Мы не могли сразу же возвести все завоевания лейбористской партии в ранг законов, но я считала, что мы должны провести как можно больше законов и как можно скорее! И когда в январе 1952 года я впервые поставила в Кнессете вопрос о национальном страховании - в значительной мере основанный на добровольном страховании Гистадрута, - это значило для меня очень много. Это проложило дорогу закону о национальном страховании, который вошел в действие весной 1954 года. Конечно, национальное страхование не было панацеей. Оно не отменило бедности в стране, не ликвидировало образовательного и культурного разрыва между гражданами, не решило проблем нашей безопасности. Но оно означало, как я сказала в тот день в Кнессете, что "государство не потерпит у себя бедности постыдной, из-за которой счастливейшие часы материнства омрачены тревогой о том, как прокормить младенца, а люди, достигшие старости, проклинают день, когда они родились на свет". Утечка средств? Конечно. Потому нам и пришлось все делать постепенно. Но это имело не только социальное, но и экономическое значение - способствуя наращиванию капитала и изыманию денег из свободного обращения, а это помогало нам бороться с инфляцией. И главное, финансовое бремя распределялось равномерно, одна возрастная группа несла ответственность за другую и разделяла риск. Было еще одно сопутствующее обстоятельство, весьма, по-моему, важное: в результате пособий по материнству (включавших цену госпитализации) вырос процент детей, родившихся в больничных условиях, и снизилась детская смертность, которая среди новых иммигрантов и арабов была высока. Я сама повезла первый чек первой арабской женщине, родившей ребенка в назаретской больнице, и, кажется, я волновалась больше, чем она.

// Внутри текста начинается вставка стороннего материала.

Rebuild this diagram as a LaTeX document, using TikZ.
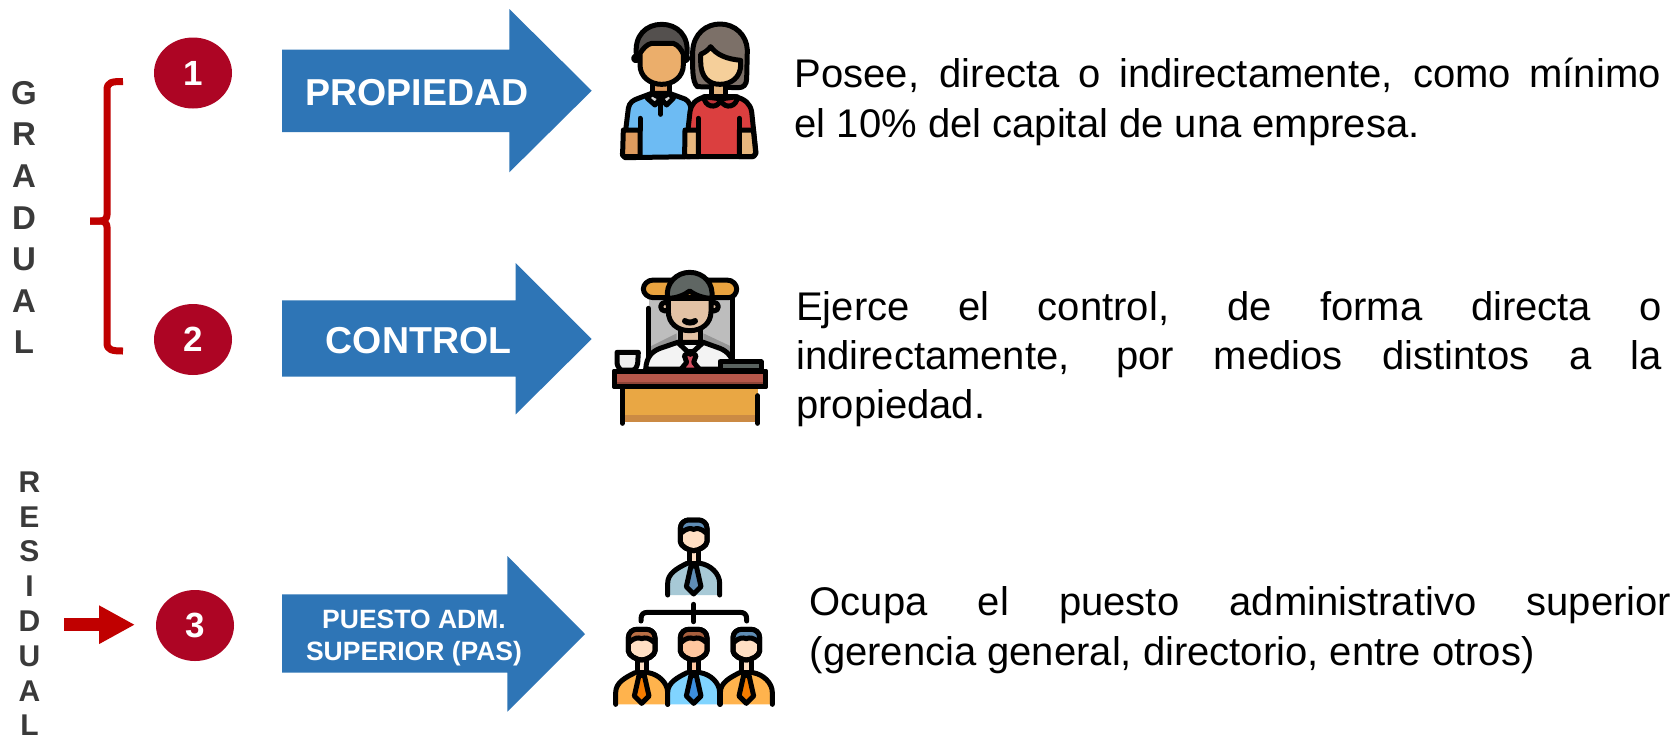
\documentclass[tikz,border=0pt]{standalone}
\usepackage{fontspec}
\setmainfont{Liberation Sans}
\usetikzlibrary{arrows.meta,shapes.geometric}
\definecolor{bluearrow}{HTML}{2E75B6}
\definecolor{wine}{HTML}{AD0524}
\definecolor{redmark}{HTML}{C00000}
\definecolor{darktext}{HTML}{3A3A3A}
\definecolor{hblue}{RGB}{95,141,181}
\definecolor{hbrowna}{RGB}{185,111,69}
\definecolor{hbrownb}{RGB}{166,95,62}
\definecolor{skinpale}{RGB}{255,223,196}
\definecolor{skinwarm}{RGB}{255,199,159}
\definecolor{shirtgrey}{RGB}{167,201,214}
\definecolor{shirtorange}{RGB}{255,179,77}
\definecolor{shirtsky}{RGB}{128,212,255}
\definecolor{tieorange}{RGB}{245,124,0}
\definecolor{tieblue}{RGB}{61,143,224}
\tikzset{
  bigarrow/.style={fill=bluearrow,draw=none},
  numdisc/.style={ellipse,fill=wine,minimum width=78pt,minimum height=71pt,inner sep=0pt,text=white,font=\fontsize{35}{35}\selectfont\bfseries},
  arrowlabel/.style={text=white,inner sep=0pt,anchor=base,align=center},
  bodytext/.style={text=black,inner sep=0pt,anchor=north west,align=left,font=\fontsize{40}{50}\selectfont},
  sideletters/.style={text=darktext,inner sep=0pt,anchor=north,align=center},
  ol/.style={draw=black,line width=5pt,line join=round,line cap=round},
  ln/.style={draw=black,line width=5pt,line join=round,line cap=round,fill=none},
  bracepath/.style={draw=redmark,line width=7pt,line join=round,fill=none},
}
\newcommand{\OrgPerson}[6]{% x, y, hair, skin, shirt, tie
  \begin{scope}[shift={(#1,#2)}]
    \fill[#5] (-78,225) -- (-78,190) .. controls (-78,160) and (-50,145) .. (-20,130) -- (20,130) .. controls (50,145) and (78,160) .. (78,190) -- (78,225) -- cycle;
    \draw[ln] (-78,225) -- (-78,190) .. controls (-78,160) and (-50,145) .. (-20,130);
    \draw[ln] (20,130) .. controls (50,135) and (78,160) .. (78,190) -- (78,225);
    \path[ol,fill=#4] (-14,85) rectangle (14,130);
    \path[ol,fill=#4] (-40,25) .. controls (-40,8) and (-25,0) .. (-15,0) -- (15,0) .. controls (25,0) and (40,8) .. (40,25) -- (40,65) .. controls (40,78) and (15,92) .. (0,92) .. controls (-15,92) and (-40,78) .. (-40,65) -- cycle;
    \path[fill=#3] (-36,36) .. controls (-36,6) and (-25,4) .. (-15,4) -- (15,4) .. controls (25,4) and (36,6) .. (36,36) .. controls (20,22) and (10,22) .. (0,26) .. controls (-10,22) and (-20,22) .. (-36,36) -- cycle;
    \path[ln] (-36,38) .. controls (-20,24) and (-10,24) .. (0,28) .. controls (10,24) and (20,24) .. (36,38);
    \path[ln] (-40,25) .. controls (-40,8) and (-25,0) .. (-15,0) -- (15,0) .. controls (25,0) and (40,8) .. (40,25) -- (40,65) .. controls (40,78) and (15,92) .. (0,92) .. controls (-15,92) and (-40,78) .. (-40,65) -- cycle;
    \path[ol,fill=#6] (-8,138) -- (8,138) -- (22,200) -- (0,222) -- (-22,200) -- cycle;
  \end{scope}
}
\begin{document}
\begin{tikzpicture}[x=1pt,y=-1pt]
\useasboundingbox (0,0) rectangle (1672,740);
\fill[white] (0,0) rectangle (1672,740);

% side labels
\node[sideletters,font=\fontsize{33}{41.6}\selectfont\bfseries] (gradual) at (24,81) {G\\R\\A\\D\\U\\A\\L};
\node[sideletters,font=\fontsize{30}{34.8}\selectfont\bfseries] (residual) at (29.5,471.5) {R\\E\\S\\I\\D\\U\\A\\L};

% brace
\draw[bracepath] (123,81.5) .. controls (112,81.5) and (107,82) .. (107,90) -- (107,215) .. controls (107,219) and (104,221) .. (100,221) -- (90,221);
\draw[bracepath] (90,221) -- (100,221) .. controls (104,221) and (107,223) .. (107,227) -- (107,343) .. controls (107,350) and (112,351) .. (123,351);

% discs
\node[numdisc] (n1) at (193,73) {1};
\node[numdisc] (n2) at (193,339.5) {2};
\node[numdisc] (n3) at (195,625.5) {3};

% small arrow
\coordinate (resstart) at (64,624.7);
\coordinate (resend) at (135,624.7);
\draw[draw=redmark,line width=12.7pt,-{Triangle[length=36pt,width=36pt]}] (resstart) -- (resend);

% big arrows
\path[bigarrow] (282,49.5) -- (509.3,49.5) -- (509.3,9) -- (591.7,90.7) -- (509.3,172.3) -- (509.3,132) -- (282,132) -- cycle;
\path[bigarrow] (282,300.3) -- (515.7,300.3) -- (515.7,263) -- (591.7,339) -- (515.7,414.3) -- (515.7,376.7) -- (282,376.7) -- cycle;
\path[bigarrow] (282,594.3) -- (507.3,594.3) -- (507.3,556) -- (585,634) -- (507.3,711.7) -- (507.3,672.7) -- (282,672.7) -- cycle;
\node[arrowlabel,font=\fontsize{37.5}{37.5}\selectfont\bfseries] (lab1) at (417,105) {PROPIEDAD};
\node[arrowlabel,font=\fontsize{37.5}{37.5}\selectfont\bfseries] (lab2) at (418.5,353) {CONTROL};
\node[arrowlabel,font=\fontsize{26.5}{32}\selectfont\bfseries,anchor=north] (lab3) at (414,610) {PUESTO ADM.\\SUPERIOR (PAS)};

% body texts
\node[bodytext] (txt1) at (794.5,58) {\makebox[866pt][s]{Posee, directa o indirectamente, como mínimo}\\el 10\% del capital de una empresa.};
\node[bodytext,font=\fontsize{40}{49.3}\selectfont] (txt2) at (796,291) {\makebox[866pt][s]{Ejerce el control, de forma directa o}\\\makebox[866pt][s]{indirectamente, por medios distintos a la}\\propiedad.};
\node[bodytext] (txt3) at (809.5,586) {\makebox[861.5pt][s]{Ocupa el puesto administrativo superior}\\(gerencia general, directorio, entre otros)};

% ---- icon 1: couple
\begin{scope}[shift={(610,15)},scale=1/3]
  % woman hair
  \path[ol,fill={rgb,255:red,124;green,112;blue,104}] (262,215) .. controls (245,200) and (248,150) .. (248,110) .. controls (250,55) and (290,27) .. (330,27) .. controls (375,27) and (410,60) .. (412,105) -- (410,190) .. controls (410,210) and (400,218) .. (385,218) -- cycle;
  % man hair
  \path[ol,fill={rgb,255:red,84;green,80;blue,78}] (80,125) .. controls (70,60) and (110,28) .. (155,28) .. controls (200,28) and (240,60) .. (230,125) -- cycle;
  \path[ol,fill={rgb,255:red,235;green,174;blue,107}] (78,130) circle (7);
  \path[ol,fill={rgb,255:red,235;green,174;blue,107}] (226,130) circle (7);
  % man neck + face
  \path[ol,fill={rgb,255:red,222;green,155;blue,95}] (128,195) rectangle (178,250);
  \path[ol,fill={rgb,255:red,235;green,174;blue,107}] (90,150) -- (90,115) .. controls (100,100) and (110,88) .. (125,85) -- (190,85) .. controls (205,90) and (215,105) .. (220,118) -- (220,150) .. controls (220,185) and (190,208) .. (155,208) .. controls (120,208) and (90,185) .. (90,150) -- cycle;
  % man shirt
  \path[ol,fill={rgb,255:red,109;green,187;blue,243}] (38,420) -- (55,280) .. controls (58,262) and (70,255) .. (85,250) -- (125,235) -- (178,235) -- (225,252) .. controls (238,258) and (245,275) .. (245,300) -- (240,425) -- (45,428) -- cycle;
  \path[ol,fill={rgb,255:red,222;green,155;blue,95}] (40,345) -- (90,345) -- (90,425) -- (45,425) .. controls (38,425) and (36,420) .. (38,410) -- cycle;
  \path[ln] (90,310) -- (90,345);
  \path[ol,fill={rgb,255:red,216;green,216;blue,216}] (125,235) -- (112,250) -- (135,270) -- (152,250) -- (170,270) -- (190,250) -- (178,235) -- (152,250) -- cycle;
  \path[ln] (152,252) -- (152,298);
  % woman neck + face
  \path[ol,fill={rgb,255:red,227;green,180;blue,126}] (305,195) rectangle (345,255);
  \path[ol,fill={rgb,255:red,245;green,207;blue,154}] (272,140) -- (272,118) .. controls (285,112) and (295,105) .. (302,95) .. controls (320,120) and (350,132) .. (392,136) -- (392,150) .. controls (392,185) and (365,208) .. (330,208) .. controls (295,208) and (272,185) .. (272,140) -- cycle;
  % woman shirt
  \path[ol,fill={rgb,255:red,219;green,63;blue,63}] (225,425) -- (240,290) .. controls (245,265) and (255,255) .. (285,245) -- (375,245) .. controls (405,252) and (420,265) .. (425,290) -- (438,415) -- (430,425) -- cycle;
  \path[ol,fill={rgb,255:red,190;green,50;blue,55}] (282,245) .. controls (282,275) and (320,285) .. (332,256) .. controls (345,285) and (382,275) .. (382,245) -- (345,250) -- (320,250) -- cycle;
  \path[ol,fill={rgb,255:red,232;green,183;blue,126}] (225,345) -- (265,345) -- (265,425) -- (232,425) .. controls (225,425) and (223,420) .. (224,410) -- cycle;
  \path[ol,fill={rgb,255:red,232;green,183;blue,126}] (388,345) -- (430,345) -- (437,412) .. controls (437,420) and (432,425) .. (425,425) -- (388,425) -- cycle;
  \path[ln] (265,310) -- (265,345);
  \path[ln] (388,310) -- (388,345);
\end{scope}

% ---- icon 2: desk
\begin{scope}[shift={(605,265)},scale=1/3]
  \path[fill={rgb,255:red,189;green,189;blue,189}] (132,95) rectangle (385,290);
  \path[fill={rgb,255:red,150;green,150;blue,150}] (135,245) -- (215,205) -- (215,232) -- (135,270) -- cycle;
  \path[fill={rgb,255:red,150;green,150;blue,150}] (380,245) -- (295,205) -- (295,232) -- (380,270) -- cycle;
  \path[ln] (130,130) -- (130,305);
  \path[ln] (383,100) -- (383,285);
  \path[ol,fill={rgb,255:red,233;green,163;blue,63}] (145,45) -- (365,45) .. controls (385,45) and (395,60) .. (395,72) .. controls (395,85) and (385,98) .. (370,98) -- (145,98) .. controls (128,98) and (115,85) .. (115,72) .. controls (115,58) and (128,45) .. (145,45) -- cycle;
  \path[ol,fill={rgb,255:red,227;green,194;blue,165}] (180,125) circle (13);
  \path[ol,fill={rgb,255:red,227;green,194;blue,165}] (327,125) circle (13);
  \path[ol,fill={rgb,255:red,227;green,194;blue,165}] (225,180) rectangle (285,240);
  % body
  \path[ol,fill={rgb,255:red,243;green,243;blue,243}] (122,312) .. controls (125,275) and (140,260) .. (165,250) -- (218,232) -- (295,232) -- (345,250) .. controls (370,260) and (385,280) .. (388,312) -- cycle;
  \path[ol,fill={rgb,255:red,210;green,78;blue,95}] (256,258) -- (273,272) -- (266,292) -- (285,315) -- (226,315) -- (245,292) -- (238,272) -- cycle;
  \path[ln] (218,232) -- (256,268) -- (295,232);
  % face
  \path[ol,fill={rgb,255:red,227;green,194;blue,165}] (190,100) -- (318,100) -- (318,140) .. controls (318,175) and (290,197) .. (254,197) .. controls (218,197) and (190,175) .. (190,140) -- cycle;
  \path[ol,fill={rgb,255:red,95;green,102;blue,99}] (188,100) .. controls (180,55) and (215,22) .. (254,22) .. controls (295,22) and (328,55) .. (320,100) .. controls (295,100) and (270,90) .. (254,78) .. controls (238,90) and (215,100) .. (188,100) -- cycle;
  \path[draw=black,line width=6pt,line cap=round] (240,168) .. controls (247,174) and (263,174) .. (270,168);
  % cup
  \path[ol,fill={rgb,255:red,238;green,238;blue,238}] (36,262) -- (100,262) -- (98,295) .. controls (95,308) and (90,315) .. (85,315) -- (50,315) .. controls (45,315) and (38,305) .. (36,295) -- cycle;
  % tray
  \path[ol,fill={rgb,255:red,89;green,98;blue,95}] (345,290) -- (468,290) -- (468,315) -- (345,315) -- cycle;
  % desk
  \path[fill={rgb,255:red,233;green,167;blue,68}] (52,368) rectangle (458,472);
  \path[fill={rgb,255:red,203;green,138;blue,68}] (52,450) rectangle (458,472);
  \path[ol,fill={rgb,255:red,181;green,87;blue,74}] (28,318) rectangle (482,365);
  \path[fill={rgb,255:red,143;green,68;blue,55}] (32,352) rectangle (478,362);
  \path[ln] (28,318) rectangle (482,365);
  \path[ln] (52,368) -- (52,475);
  \path[ln] (458,392) -- (458,475);
\end{scope}

% ---- icon 3: organisation
\begin{scope}[shift={(605,515)},scale=1/3]
  \OrgPerson{266}{15}{hblue}{skinpale}{shirtgrey}{hblue}
  \path[ln] (108,318) -- (108,312) .. controls (108,298) and (115,292) .. (128,292) -- (405,292) .. controls (418,292) and (425,298) .. (425,312) -- (425,318);
  \path[ln] (266,268) -- (266,320);
  \OrgPerson{110}{343}{hbrowna}{skinpale}{shirtorange}{tieorange}
  \OrgPerson{424}{343}{hblue}{skinpale}{shirtorange}{tieorange}
  \OrgPerson{266}{343}{hbrownb}{skinwarm}{shirtsky}{tieblue}
\end{scope}
\end{tikzpicture}
\end{document}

Другой проект министерства труда, в котором я принимала большое участие, касался профессионального обучения детей и взрослых. Опять-таки, не надо думать, что можно было взмахнуть волшебной палочкой и превратить новых иммигрантов в ремесленников и техников. На обучение людей новым профессиям и ремеслам понадобились годы; сотни так никогда и не стали полноценными работниками - по старости, по болезни, по психологической склонности к безделью или просто потому, что они не могли приноровиться к требованиям современной жизни. Но тысячи других мужчин и женщин пошли в ремесленные училища, на курсы, научились управляться с машинами, разводить домашнюю птицу, работать водопроводчиками и электриками - и я не переставала дивиться переменам, происходившим у меня на глазах.
Каждый делал, что мог, чтобы обеспечить успех программе профессионального обучения: министерство труда работало вместе с министерством социального обеспечения, министерством образования, армией, Гистадрутом и старейшими добровольными организациями, как ОРТ (организация перевоспитания трудом), Хадасса, ВИЦО (женская международная сионистская организация), которые финансировали евреи из-за границы. Мы двигали это дело все вместе и получили работников, изготовлявших трикотажные изделия, гранивших промышленные алмазы, сидевших на конвейере или водивших тракторы. И все это не считая другого титанического труда: по ликвидации обыкновенной неграмотности и обучению ивриту.